REQUIRED WORK: Using the material below, work out how many lines contain the word "that". Reply with the number and nothing more.

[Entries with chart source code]
------------------------

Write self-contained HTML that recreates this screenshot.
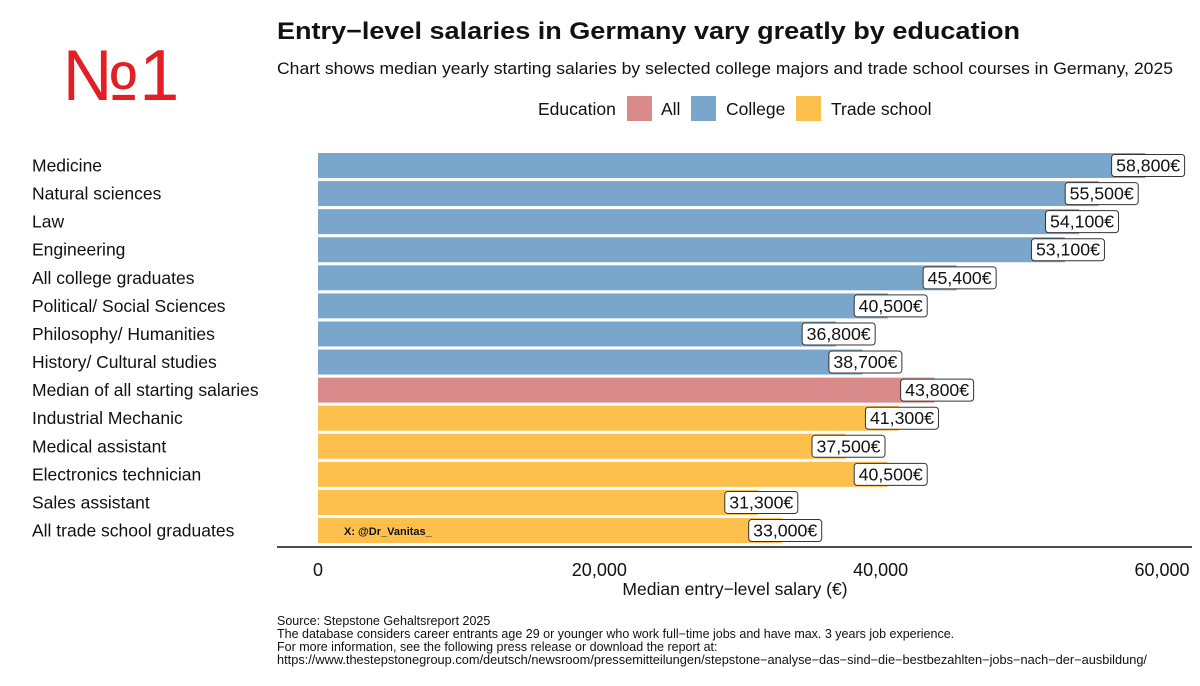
<!DOCTYPE html>
<html><head><meta charset="utf-8"><style>
body{margin:0;background:#fff;width:1200px;height:681px;overflow:hidden;font-family:"Liberation Sans",Arial,sans-serif}
</style></head><body>
<svg id="c" width="1200" height="681" xmlns="http://www.w3.org/2000/svg" font-family="Liberation Sans, Arial, sans-serif">
<text x="62" y="100" font-size="72" fill="#e31e24">№1</text>
<text x="277" y="39" font-size="24" font-weight="bold" fill="#111" textLength="743" lengthAdjust="spacingAndGlyphs">Entry−level salaries in Germany vary greatly by education</text>
<text x="277" y="74" font-size="16.5" fill="#111" textLength="896" lengthAdjust="spacingAndGlyphs">Chart shows median yearly starting salaries by selected college majors and trade school courses in Germany, 2025</text>
<g font-size="17.5" fill="#111">
<text x="538" y="115">Education</text>
<rect x="627" y="96" width="25" height="25" fill="#d98b8c"/>
<text x="661" y="115">All</text>
<rect x="691" y="96" width="25" height="25" fill="#7ba6cb"/>
<text x="726" y="115">College</text>
<rect x="796" y="96" width="25" height="25" fill="#fec04d"/>
<text x="831" y="115">Trade school</text>
</g>
<g id="bars"></g>
<line x1="277" y1="547" x2="1192" y2="547" stroke="#111" stroke-width="1.5"/>
<g id="ticks" font-size="18" fill="#111"></g>
<text x="735" y="595" font-size="17.5" text-anchor="middle" fill="#111">Median entry−level salary (€)</text>
<text x="344" y="535" font-size="11" font-weight="bold" fill="#111">X: @Dr_Vanitas_</text>
<g font-size="12.5" fill="#111">
<text x="277" y="625">Source: Stepstone Gehaltsreport 2025</text>
<text x="277" y="638">The database considers career entrants age 29 or younger who work full−time jobs and have max. 3 years job experience.</text>
<text x="277" y="651">For more information, see the following press release or download the report at:</text>
<text x="277" y="664" textLength="870" lengthAdjust="spacingAndGlyphs">https://www.thestepstonegroup.com/deutsch/newsroom/pressemitteilungen/stepstone−analyse−das−sind−die−bestbezahlten−jobs−nach−der−ausbildung/</text>
</g>
</svg>
<script>
const categories=["Medicine","Natural sciences","Law","Engineering","All college graduates","Political/ Social Sciences","Philosophy/ Humanities","History/ Cultural studies","Median of all starting salaries","Industrial Mechanic","Medical assistant","Electronics technician","Sales assistant","All trade school graduates"];
const values=[58800,55500,54100,53100,45400,40500,36800,38700,43800,41300,37500,40500,31300,33000];
const groups=["College","College","College","College","College","College","College","College","All","Trade","Trade","Trade","Trade","Trade"];
const tickValues=[0,20000,40000,60000];
const tickLabels=["0","20,000","40,000","60,000"];
const colors={College:"#7ba6cb",All:"#d98b8c",Trade:"#fec04d"};
const NS="http://www.w3.org/2000/svg";
const x=v=>318+v*(1162-318)/60000;
const yTop=i=>153+i*28.08;
const bh=25;
const bars=document.getElementById('bars');
function mk(t,a,p){const e=document.createElementNS(NS,t);for(const k in a)e.setAttribute(k,a[k]);p.appendChild(e);return e;}
categories.forEach((c,i)=>{
  const r=mk('rect',{x:318,y:yTop(i),width:x(values[i])-318,height:bh,fill:colors[groups[i]]},bars);
  
  
  const l=mk('text',{x:32,y:yTop(i)+bh/2+6,'font-size':17.5,fill:'#111'},bars);
  l.textContent=c;
  
  
  const txt=values[i].toLocaleString('en-US')+'€';
  const w=73, cx=x(values[i])+3;
  const b=mk('rect',{x:cx-w/2,y:yTop(i)+1.5,width:w,height:22,rx:3,fill:'#fff',stroke:'#333','stroke-width':1},bars);
  
  
  const t=mk('text',{x:cx,y:yTop(i)+bh/2+6,'font-size':17.5,'text-anchor':'middle',fill:'#111',textLength:64,lengthAdjust:'spacingAndGlyphs'},bars);
  t.textContent=txt;
  
  
});
const ticks=document.getElementById('ticks');
tickValues.forEach((v,i)=>{
  const t=mk('text',{x:x(v),y:576,'text-anchor':'middle'},ticks);
  t.textContent=tickLabels[i];
  
  
});
</script>
</body></html>
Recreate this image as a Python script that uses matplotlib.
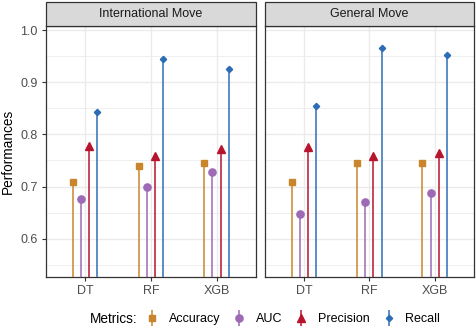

------------------------

REPLY: 2